Nous avons également ébauché des pistes de gouvernance, notamment en incitant à des échanges informels mais réguliers entre les décideurs de l’intercommunalité et les élus communaux.
Des initiatives notables ?
Oui, notamment dans les deux communes adhérentes à la Fédération. Le Lamentin mène une très dense réflexion pour comprendre comment la culture peut participer d’un dispositif de revitalisation des cœurs de ville, avec la spécificité de sa très forte relation avec Cuba.
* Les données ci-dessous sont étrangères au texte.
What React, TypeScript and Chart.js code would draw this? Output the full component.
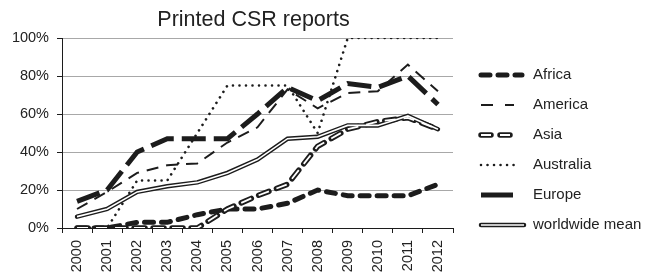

Et à Anses d’Arlet, j’ai noté un regard d’une grande finesse sur le patrimoine bâti, naturel et ethnologique, une richesse qui est vécue comme une force mais aussi remarquablement préservée. Ce patrimoine d’une incroyable beauté est certes valorisé mais sans être trahi au bénéfice d’un tourisme caricatural. Il y a là une véritable intelligence de la valorisation des patrimoines dont tous pourraient s’inspirer.
Y a-t-il une attention particulière à la notion de droits culturels en Martinique ?
C’est évidemment une question que nous avons évoquée, car en Martinique, les pratiques et les marqueurs culturels relèvent d’une réelle identité caraïbéenne. Là encore le principe de la différenciation s’impose et la DAC le pratique. Mais, à la différence de la situation dans l’Hexagone, où les droits culturels sont l’objets d’infinies réflexions et discussions, en Martinique ce n’est pas une idée mais une réalité.
Quel est l’apport de cette formation pour la FNCC ?
Une capacité à mieux comprendre les attentes de nos collègues d’outremer, à mieux saisir la spécificité de leurs territoires. Et aussi à relativiser nos débats habituels sur les labels, les festivals, le fond d’innovation territoriale, etc. Enfin ces formations ont contribué à donner à la FNCC une meilleure représentativité de l’ensemble du territoire français.